Chapter 7 Bankruptcy is also known as the “fresh start” bankruptcy. Chapter 7 Bankruptcy provides debtors (an individual who files bankruptcy) with the opportunity to escape liability on certain types of secured and unsecured debts. Upon successfully receiving a discharge, debtors are no longer liable for money owed on most debts.
We are often asked, “Do I have enough debt for bankruptcy”. Although an important question, the amount of debt is not a requirement of filing bankruptcy. Ultimately, if you have overwhelming debt, but no means to satisfy the debt, bankruptcy may be a great option. Bankruptcy is designed to provide relief to people in their individual capacity. Debtors must complete a credit counseling course before their case may be filed, and they must satisfy the means test.
The Means Test is a formula used in bankruptcy to show whether or not an individual qualifies for filing a Chapter 7 Bankruptcy. We first determine how much money a debtor makes. We do this by looking at the six months of income prior to filing bankruptcy and average it out. Then, the monthly average is multiplied by twelve to project annual income. If an individual’s average annual income is less than the median household income for their family size in the state of Minnesota, they satisfy one of the requirements to file Chapter 7 bankruptcy. If their income is more than the median household income, the Means Test looks at statutorily allowed expenses to determine if an individual’s net monthly income is more than $12,475, or 25% of their nonpriority unsecured debt.
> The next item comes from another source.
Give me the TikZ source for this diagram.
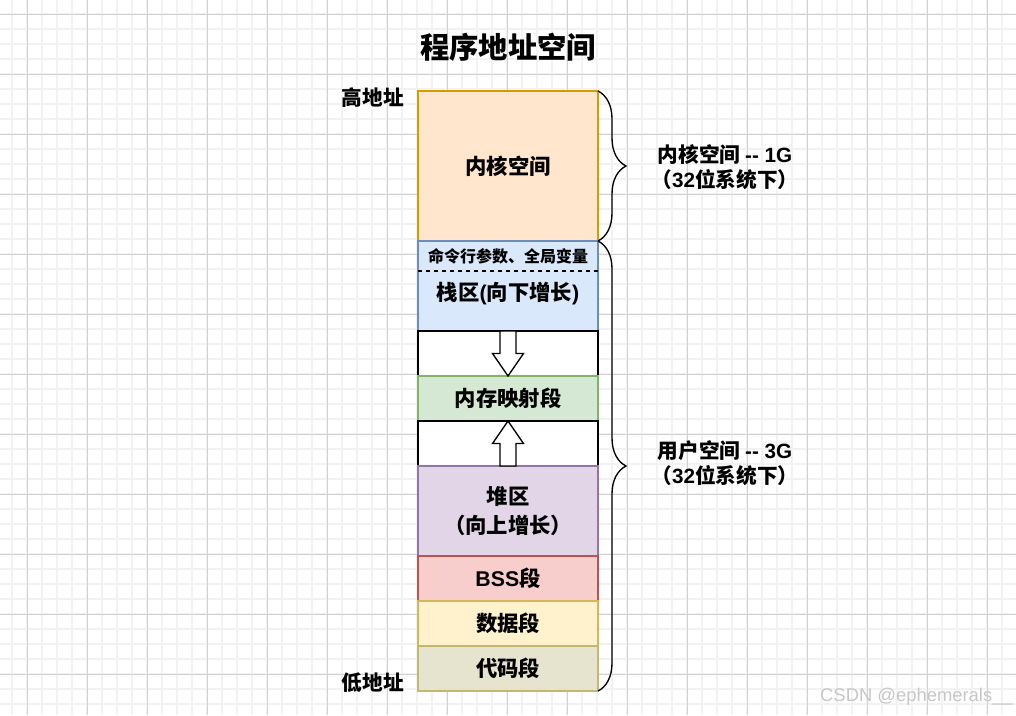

Let’s face it, most people don’t net more than $12,475/month, so the first mention is likely irrelevant. However, if you’re able to pay more than 25% of your nonpriority unsecured debts each month, you will most likely not qualify for Chapter 7.
Federal and state law provides each debtor with certain amounts of protection when it comes to their assets. Most of our clients go through Chapter 7 Bankruptcy without having to turnover assets to a bankruptcy Trustee. However, there are some cases where assets do get liquidated. If you have nonexempt assets, the assets may be liquidated by a Trustee. What this means is, if you have more value in property than what we can protect, you may have to turnover property to a Trustee. For example, if you have a $50,000 fishing boat that is paid off, we will not be able to protect your boat. However, Federal law is debtor friendly to a certain extent, so it is often the case our clients do not lose assets through Chapter 7 bankruptcy.
A Trustee is an individual appointed to oversee and administer a debtor’s case. They are tasked with the responsibility of reviewing documents filed with the court, interview the debtor on the information filed, liquidate any nonexempt assets, and avoid certain payments or transfers. After a Chapter 7 Bankruptcy is filed, a Trustee receives notice of the case filing and reviews the information submitted to the court. During the Meeting of the Creditors, the Trustee will ask debtors, under oath, questions about the documents filed with the court. If after reviewing the document, questioning the debtor, and conducting independent research, the Trustee determines nonexempt assets exist, the Trustee will liquidate certain assets. Certain payments of money or transfers of property made by a debtor in the months leading up to filing bankruptcy may be avoided by the Trustee. The Trustee can recover certain payments and transfers made and distribute them to creditors listed in the bankruptcy. The Trustee is required to be an impartial, disinterested, person. Their appointment is made by the U.S. Trustee’s Office.
Also referred to as the 341 Meeting, the Meeting of Creditors is a meeting whereby the Trustee assigned to your bankruptcy case will ask you questions about the documents filed with the court. This meeting is not adversarial, but rather a means by which the Trustee ascertains the truth. There are two reasons this meeting is conducted: one is to confirm, under oath, the information provided in your case filing is true and correct, and the other reason is to provide your creditors an opportunity to object to you filing bankruptcy. In our experience, most of these meetings only last five to ten minutes and creditors typically do not show up.
Creditors objecting in a Chapter 7 Bankruptcy is not very common. With that said, it is still possible. If this happens, we address the objection after the meeting. Generally, Creditors do not object unless they believe you committed fraud. So, for example, if you went on a $5,000 vacation two weeks before filing bankruptcy and charged it all to a credit card, then filed bankruptcy, the credit card company would likely have a problem with that. Even if this came up, the Creditor is still required to prove you committed fraud. As we have always said, the honest debtor receives a discharge. So long as you have acted in good faith, you likely have nothing to worry about.
From start to finish, most Chapter 7 Bankruptcies take four to six months. However, as soon as we file the case, debtors receive protection from their creditors. Likewise, once the case is filed you no longer have to make payments on the debts that are being discharged. Protection from your creditors is provided by what is called the Automatic Stay. The Automatic Stay prevents your creditors from attempting to collect on debts you owed prior to the filing of your case without first obtaining court approval. After your case is filed, you typically receive your discharge within four months.